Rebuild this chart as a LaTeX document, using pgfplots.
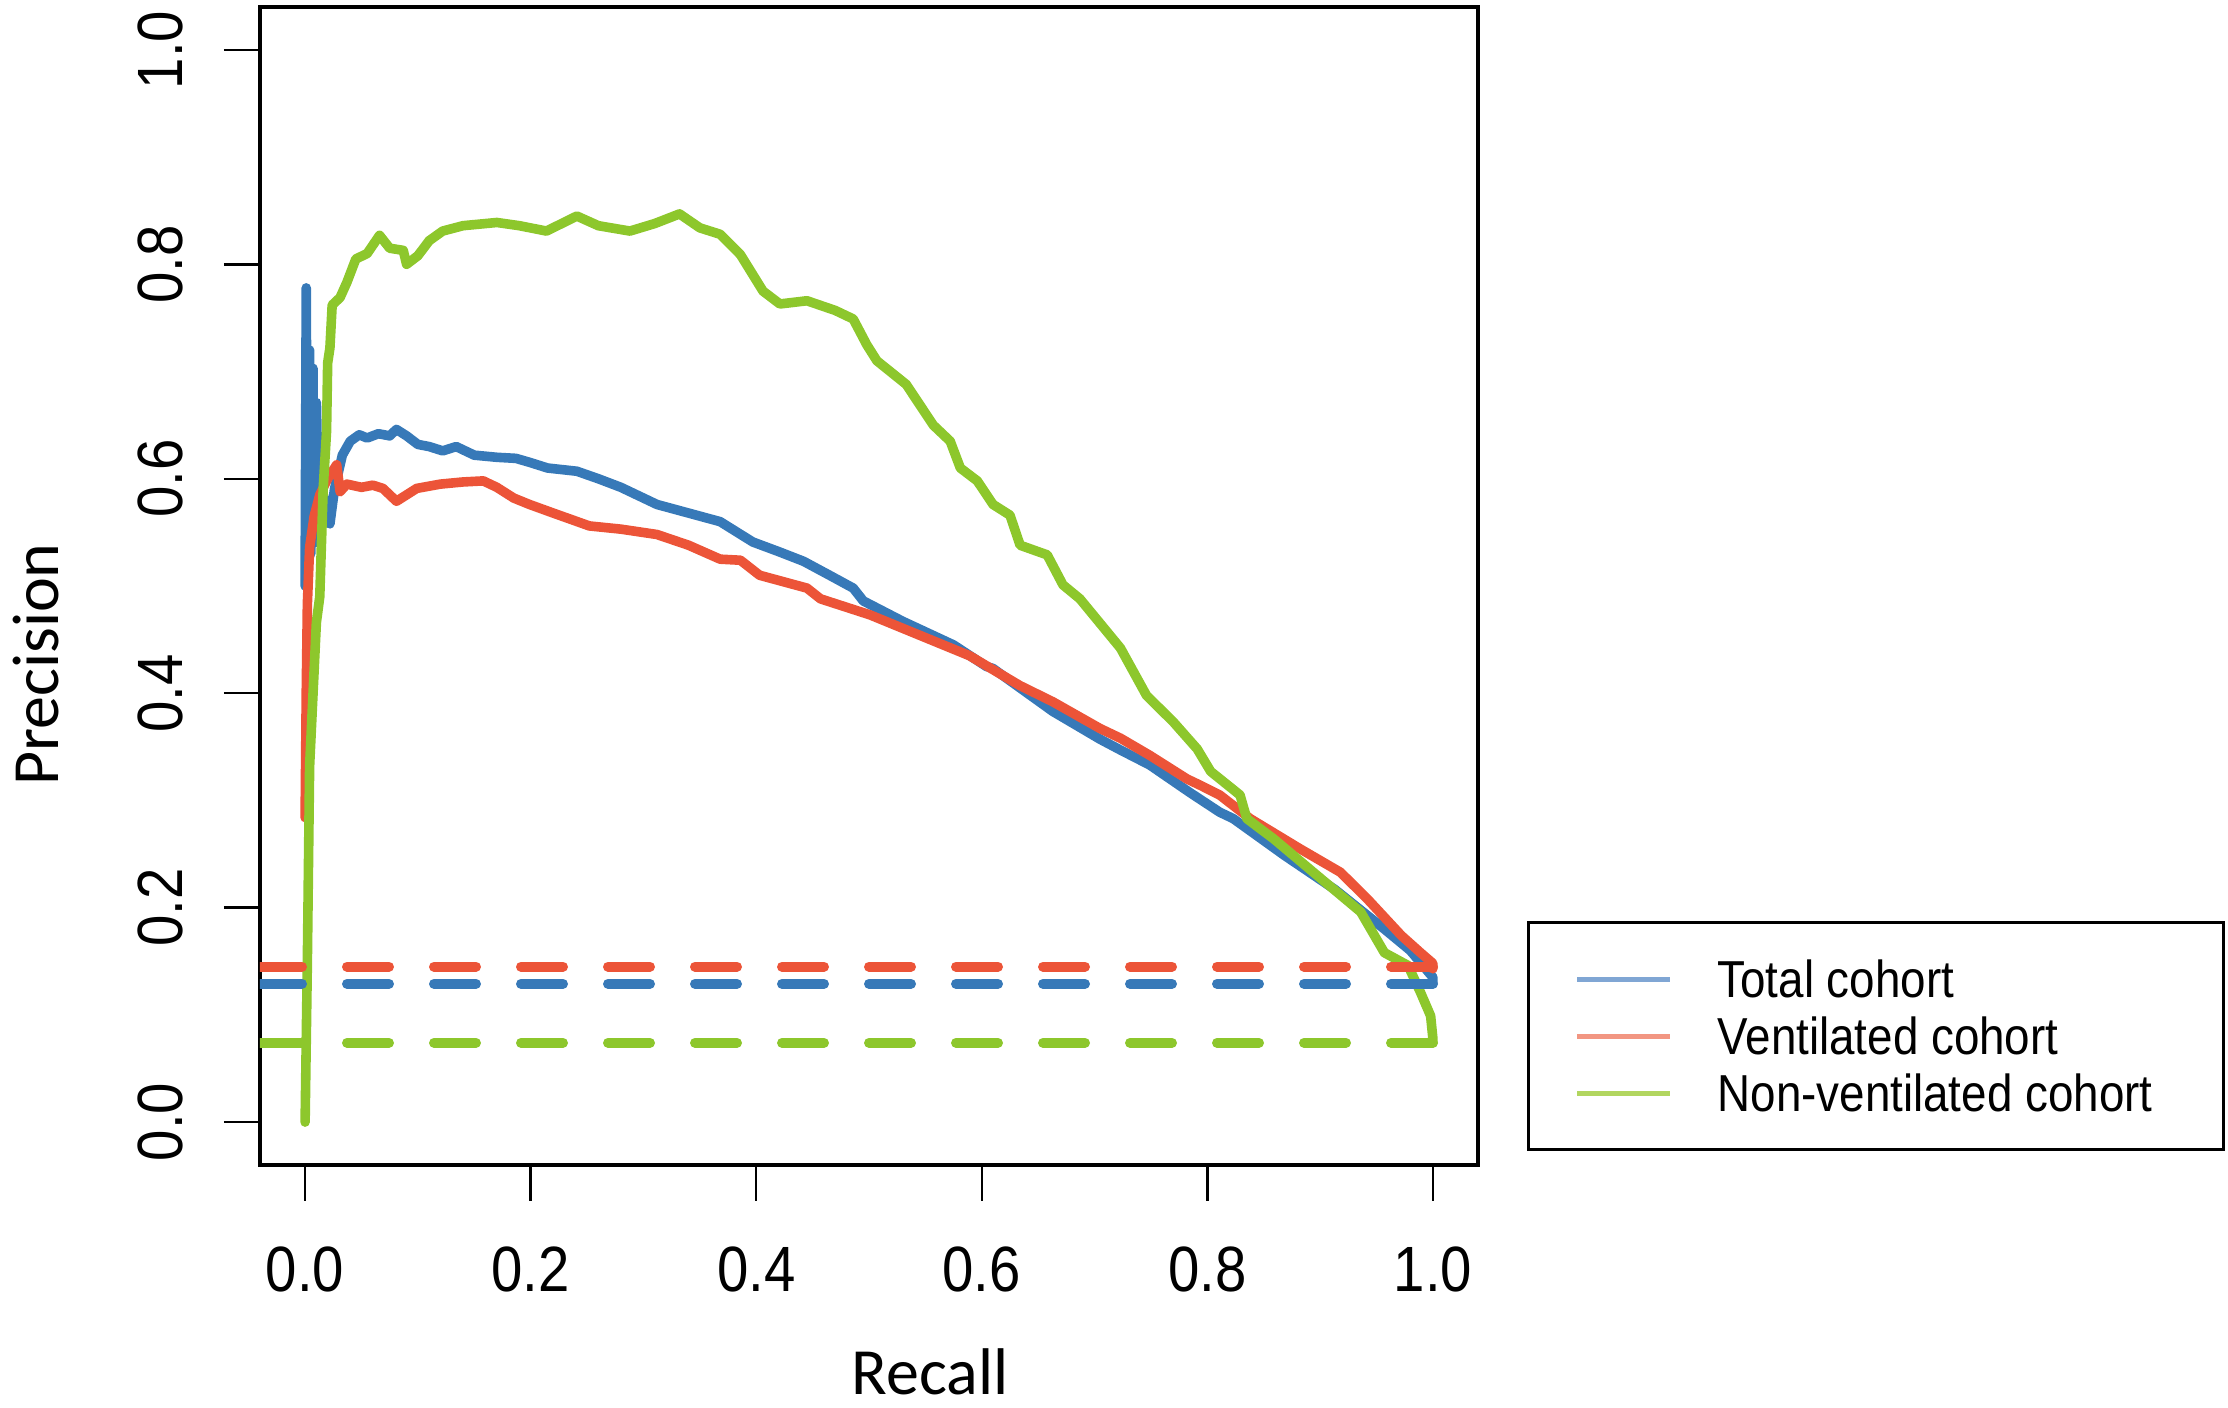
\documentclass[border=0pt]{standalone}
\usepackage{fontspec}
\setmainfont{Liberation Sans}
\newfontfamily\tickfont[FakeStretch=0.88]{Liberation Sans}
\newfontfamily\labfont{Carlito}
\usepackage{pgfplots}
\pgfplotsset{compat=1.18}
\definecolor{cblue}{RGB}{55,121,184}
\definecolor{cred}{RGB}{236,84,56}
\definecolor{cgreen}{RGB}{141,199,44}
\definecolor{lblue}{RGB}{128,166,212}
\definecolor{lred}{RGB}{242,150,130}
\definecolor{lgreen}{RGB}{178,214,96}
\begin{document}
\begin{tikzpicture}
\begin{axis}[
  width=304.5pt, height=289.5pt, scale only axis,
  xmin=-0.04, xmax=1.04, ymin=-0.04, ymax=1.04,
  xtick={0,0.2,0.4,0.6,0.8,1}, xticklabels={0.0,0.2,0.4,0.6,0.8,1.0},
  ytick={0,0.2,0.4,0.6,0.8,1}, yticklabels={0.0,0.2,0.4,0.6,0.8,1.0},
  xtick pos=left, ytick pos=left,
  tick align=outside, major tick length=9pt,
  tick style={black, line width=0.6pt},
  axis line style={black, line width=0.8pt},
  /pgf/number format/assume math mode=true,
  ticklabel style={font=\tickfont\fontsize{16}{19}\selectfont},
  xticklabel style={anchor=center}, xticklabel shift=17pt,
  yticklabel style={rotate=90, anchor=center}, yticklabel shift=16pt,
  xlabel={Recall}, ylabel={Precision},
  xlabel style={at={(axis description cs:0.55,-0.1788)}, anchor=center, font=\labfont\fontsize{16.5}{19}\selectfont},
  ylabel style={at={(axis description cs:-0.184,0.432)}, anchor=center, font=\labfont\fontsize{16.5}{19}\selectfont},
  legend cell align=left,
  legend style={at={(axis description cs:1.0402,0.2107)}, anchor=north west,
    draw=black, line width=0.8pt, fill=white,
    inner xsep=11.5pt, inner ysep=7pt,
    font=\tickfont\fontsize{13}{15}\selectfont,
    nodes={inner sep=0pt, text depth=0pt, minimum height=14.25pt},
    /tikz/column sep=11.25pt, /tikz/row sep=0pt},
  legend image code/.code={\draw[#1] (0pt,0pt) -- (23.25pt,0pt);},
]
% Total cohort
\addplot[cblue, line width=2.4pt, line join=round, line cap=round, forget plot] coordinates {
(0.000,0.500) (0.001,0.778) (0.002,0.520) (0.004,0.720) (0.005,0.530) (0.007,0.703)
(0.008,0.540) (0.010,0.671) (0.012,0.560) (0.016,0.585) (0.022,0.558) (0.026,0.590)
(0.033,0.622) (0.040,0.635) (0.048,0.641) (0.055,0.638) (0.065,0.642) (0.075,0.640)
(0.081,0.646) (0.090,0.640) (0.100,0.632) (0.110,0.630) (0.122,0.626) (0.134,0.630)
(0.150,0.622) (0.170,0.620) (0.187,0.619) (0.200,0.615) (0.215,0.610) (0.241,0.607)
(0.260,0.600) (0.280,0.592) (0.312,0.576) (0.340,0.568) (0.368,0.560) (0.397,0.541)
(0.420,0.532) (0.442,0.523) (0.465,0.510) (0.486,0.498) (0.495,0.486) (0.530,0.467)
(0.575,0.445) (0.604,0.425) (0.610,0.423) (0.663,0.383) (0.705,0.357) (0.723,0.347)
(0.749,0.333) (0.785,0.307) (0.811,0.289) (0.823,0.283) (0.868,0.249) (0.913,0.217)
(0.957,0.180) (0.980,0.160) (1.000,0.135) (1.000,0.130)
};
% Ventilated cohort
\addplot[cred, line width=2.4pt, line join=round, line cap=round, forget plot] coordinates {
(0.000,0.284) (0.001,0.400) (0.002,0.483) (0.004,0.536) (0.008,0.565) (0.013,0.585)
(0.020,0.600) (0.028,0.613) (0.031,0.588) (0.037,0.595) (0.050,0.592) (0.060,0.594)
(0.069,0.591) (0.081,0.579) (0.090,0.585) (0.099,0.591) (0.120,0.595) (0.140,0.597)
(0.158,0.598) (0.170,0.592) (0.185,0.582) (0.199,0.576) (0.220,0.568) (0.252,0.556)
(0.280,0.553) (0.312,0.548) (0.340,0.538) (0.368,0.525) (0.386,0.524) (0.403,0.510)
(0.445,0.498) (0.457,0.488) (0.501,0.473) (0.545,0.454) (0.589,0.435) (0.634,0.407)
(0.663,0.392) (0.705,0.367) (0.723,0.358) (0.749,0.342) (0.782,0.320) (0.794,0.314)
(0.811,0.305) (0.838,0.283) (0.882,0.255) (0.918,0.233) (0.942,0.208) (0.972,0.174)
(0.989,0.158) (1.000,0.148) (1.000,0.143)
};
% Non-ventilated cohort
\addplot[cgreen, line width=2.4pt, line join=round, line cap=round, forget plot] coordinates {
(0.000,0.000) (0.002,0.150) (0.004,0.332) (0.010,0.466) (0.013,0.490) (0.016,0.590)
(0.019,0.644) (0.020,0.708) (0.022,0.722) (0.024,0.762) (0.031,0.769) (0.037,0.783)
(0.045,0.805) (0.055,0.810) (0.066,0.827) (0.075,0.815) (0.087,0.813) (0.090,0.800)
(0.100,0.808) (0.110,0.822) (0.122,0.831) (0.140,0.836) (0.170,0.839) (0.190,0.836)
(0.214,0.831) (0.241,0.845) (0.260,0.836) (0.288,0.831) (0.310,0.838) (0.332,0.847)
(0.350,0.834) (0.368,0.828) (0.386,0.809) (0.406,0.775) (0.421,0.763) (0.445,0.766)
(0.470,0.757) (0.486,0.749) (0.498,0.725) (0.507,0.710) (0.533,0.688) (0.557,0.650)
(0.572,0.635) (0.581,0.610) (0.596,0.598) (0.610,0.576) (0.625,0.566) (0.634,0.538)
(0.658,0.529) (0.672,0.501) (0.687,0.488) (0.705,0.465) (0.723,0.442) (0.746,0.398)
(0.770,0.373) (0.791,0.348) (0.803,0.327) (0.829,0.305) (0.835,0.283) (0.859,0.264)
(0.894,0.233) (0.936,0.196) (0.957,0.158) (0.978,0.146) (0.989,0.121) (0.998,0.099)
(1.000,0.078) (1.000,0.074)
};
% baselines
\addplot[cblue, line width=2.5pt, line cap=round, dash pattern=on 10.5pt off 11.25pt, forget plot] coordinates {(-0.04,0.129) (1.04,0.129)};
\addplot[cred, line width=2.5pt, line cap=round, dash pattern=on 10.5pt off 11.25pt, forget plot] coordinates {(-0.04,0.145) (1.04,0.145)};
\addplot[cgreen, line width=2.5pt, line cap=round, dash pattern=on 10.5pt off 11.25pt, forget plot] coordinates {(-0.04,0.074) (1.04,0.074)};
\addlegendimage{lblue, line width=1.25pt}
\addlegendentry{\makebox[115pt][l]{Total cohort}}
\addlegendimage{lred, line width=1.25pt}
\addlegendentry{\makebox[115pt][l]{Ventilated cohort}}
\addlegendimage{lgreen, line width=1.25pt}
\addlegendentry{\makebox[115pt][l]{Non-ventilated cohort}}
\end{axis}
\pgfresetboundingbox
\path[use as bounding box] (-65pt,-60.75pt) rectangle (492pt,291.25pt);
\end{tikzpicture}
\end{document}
......
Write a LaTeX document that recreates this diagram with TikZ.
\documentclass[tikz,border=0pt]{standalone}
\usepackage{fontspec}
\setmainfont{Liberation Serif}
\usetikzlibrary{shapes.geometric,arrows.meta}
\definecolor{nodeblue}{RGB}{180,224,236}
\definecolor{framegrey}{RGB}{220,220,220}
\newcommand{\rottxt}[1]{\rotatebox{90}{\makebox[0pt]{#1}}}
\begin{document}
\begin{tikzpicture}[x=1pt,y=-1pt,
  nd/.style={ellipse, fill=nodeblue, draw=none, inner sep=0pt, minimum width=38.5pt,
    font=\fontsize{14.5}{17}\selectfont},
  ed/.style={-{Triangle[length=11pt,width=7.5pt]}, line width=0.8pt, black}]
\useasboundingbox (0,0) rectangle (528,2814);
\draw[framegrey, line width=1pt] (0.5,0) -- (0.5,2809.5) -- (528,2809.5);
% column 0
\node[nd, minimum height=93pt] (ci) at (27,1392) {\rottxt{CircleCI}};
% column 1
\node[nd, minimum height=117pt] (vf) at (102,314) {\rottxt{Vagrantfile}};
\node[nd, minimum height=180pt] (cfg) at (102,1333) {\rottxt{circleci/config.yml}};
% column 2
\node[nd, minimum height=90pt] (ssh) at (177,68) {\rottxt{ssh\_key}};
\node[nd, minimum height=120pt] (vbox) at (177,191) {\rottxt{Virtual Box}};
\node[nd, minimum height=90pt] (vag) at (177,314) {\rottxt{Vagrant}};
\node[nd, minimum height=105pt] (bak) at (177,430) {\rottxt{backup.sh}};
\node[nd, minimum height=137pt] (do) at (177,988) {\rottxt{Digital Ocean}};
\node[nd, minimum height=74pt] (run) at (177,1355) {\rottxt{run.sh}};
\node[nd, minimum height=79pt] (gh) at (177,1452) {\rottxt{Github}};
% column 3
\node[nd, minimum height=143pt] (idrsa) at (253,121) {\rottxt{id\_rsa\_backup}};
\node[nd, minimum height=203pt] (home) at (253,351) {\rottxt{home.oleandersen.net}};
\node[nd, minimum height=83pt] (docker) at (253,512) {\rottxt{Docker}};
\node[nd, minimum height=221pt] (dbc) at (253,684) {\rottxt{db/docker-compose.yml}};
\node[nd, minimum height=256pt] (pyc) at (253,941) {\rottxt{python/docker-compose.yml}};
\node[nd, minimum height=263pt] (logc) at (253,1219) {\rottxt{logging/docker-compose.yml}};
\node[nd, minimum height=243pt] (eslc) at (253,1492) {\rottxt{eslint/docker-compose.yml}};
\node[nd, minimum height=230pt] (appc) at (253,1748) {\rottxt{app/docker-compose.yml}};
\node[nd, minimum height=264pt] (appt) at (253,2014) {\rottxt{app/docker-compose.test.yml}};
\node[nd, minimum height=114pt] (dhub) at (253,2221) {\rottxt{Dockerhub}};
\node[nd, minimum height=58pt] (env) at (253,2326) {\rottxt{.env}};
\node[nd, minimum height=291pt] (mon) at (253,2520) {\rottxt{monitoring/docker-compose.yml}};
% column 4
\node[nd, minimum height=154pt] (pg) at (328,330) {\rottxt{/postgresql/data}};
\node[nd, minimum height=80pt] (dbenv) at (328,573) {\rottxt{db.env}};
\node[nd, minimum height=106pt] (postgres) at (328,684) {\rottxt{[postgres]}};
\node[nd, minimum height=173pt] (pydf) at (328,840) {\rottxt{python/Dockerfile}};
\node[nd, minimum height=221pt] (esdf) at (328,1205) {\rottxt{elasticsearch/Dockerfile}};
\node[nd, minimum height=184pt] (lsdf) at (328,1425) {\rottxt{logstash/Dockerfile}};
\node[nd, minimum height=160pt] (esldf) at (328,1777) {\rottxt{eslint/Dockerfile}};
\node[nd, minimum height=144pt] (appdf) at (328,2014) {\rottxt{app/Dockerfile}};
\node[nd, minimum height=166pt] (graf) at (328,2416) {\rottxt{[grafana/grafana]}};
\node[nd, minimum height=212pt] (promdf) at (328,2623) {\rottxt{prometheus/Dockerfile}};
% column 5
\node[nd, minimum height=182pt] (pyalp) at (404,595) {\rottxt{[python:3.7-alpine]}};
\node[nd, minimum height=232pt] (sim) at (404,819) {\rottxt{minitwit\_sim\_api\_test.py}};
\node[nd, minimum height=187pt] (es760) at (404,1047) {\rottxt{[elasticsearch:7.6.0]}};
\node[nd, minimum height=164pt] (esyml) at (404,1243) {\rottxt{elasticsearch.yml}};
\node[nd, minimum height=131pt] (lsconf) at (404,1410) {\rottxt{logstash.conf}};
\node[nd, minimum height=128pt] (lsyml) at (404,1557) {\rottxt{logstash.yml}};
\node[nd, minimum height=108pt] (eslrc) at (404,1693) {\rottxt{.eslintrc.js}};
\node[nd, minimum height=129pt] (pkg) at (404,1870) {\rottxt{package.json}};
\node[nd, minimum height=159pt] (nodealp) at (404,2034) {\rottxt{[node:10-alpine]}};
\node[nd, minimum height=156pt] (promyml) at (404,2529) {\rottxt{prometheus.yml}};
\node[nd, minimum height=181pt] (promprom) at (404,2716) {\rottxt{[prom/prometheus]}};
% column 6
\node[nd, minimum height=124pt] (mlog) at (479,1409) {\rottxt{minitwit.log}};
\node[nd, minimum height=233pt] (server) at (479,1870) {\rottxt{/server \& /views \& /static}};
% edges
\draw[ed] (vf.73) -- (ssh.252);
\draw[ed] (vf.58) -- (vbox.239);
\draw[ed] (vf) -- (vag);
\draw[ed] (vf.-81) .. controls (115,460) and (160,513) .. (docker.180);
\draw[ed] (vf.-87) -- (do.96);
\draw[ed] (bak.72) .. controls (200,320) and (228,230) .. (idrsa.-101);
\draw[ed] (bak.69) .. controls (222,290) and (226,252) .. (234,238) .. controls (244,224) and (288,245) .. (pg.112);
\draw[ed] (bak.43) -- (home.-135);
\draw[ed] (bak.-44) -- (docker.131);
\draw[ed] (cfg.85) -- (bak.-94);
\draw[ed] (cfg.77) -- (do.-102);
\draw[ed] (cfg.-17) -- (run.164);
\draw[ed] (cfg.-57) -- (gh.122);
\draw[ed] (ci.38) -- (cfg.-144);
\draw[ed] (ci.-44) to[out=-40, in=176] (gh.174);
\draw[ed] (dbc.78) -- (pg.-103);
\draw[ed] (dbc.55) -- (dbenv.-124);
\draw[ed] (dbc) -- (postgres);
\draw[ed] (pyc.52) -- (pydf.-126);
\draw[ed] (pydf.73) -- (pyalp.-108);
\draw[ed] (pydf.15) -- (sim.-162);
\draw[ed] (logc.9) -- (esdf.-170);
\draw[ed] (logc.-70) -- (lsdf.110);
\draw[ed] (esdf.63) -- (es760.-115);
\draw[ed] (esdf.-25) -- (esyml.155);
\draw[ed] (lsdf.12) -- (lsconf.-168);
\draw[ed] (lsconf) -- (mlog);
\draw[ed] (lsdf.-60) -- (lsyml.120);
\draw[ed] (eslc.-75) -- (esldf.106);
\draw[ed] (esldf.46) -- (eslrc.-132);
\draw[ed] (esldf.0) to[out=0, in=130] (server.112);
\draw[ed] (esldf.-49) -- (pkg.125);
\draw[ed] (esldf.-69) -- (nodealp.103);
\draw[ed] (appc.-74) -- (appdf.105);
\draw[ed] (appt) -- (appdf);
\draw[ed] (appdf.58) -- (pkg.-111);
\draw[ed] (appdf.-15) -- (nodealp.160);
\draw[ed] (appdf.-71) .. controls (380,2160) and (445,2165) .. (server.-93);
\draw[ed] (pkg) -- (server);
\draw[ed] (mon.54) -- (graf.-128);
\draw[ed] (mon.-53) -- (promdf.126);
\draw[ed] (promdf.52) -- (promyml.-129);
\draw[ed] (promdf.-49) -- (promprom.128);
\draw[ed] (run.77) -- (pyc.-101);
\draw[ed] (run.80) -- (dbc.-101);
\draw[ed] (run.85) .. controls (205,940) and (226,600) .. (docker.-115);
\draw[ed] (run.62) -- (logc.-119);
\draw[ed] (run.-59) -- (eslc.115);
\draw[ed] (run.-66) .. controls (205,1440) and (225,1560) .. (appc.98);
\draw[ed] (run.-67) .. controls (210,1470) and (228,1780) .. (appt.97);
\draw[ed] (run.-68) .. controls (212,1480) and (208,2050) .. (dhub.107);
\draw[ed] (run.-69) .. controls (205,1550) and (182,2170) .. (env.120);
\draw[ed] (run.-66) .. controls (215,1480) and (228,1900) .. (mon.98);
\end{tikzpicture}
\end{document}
......
TO DO:
Collect the lines that hold "LaTeX".

OUTPUT:
Rebuild this chart as a LaTeX document, using pgfplots.
Write a LaTeX document that recreates this diagram with TikZ.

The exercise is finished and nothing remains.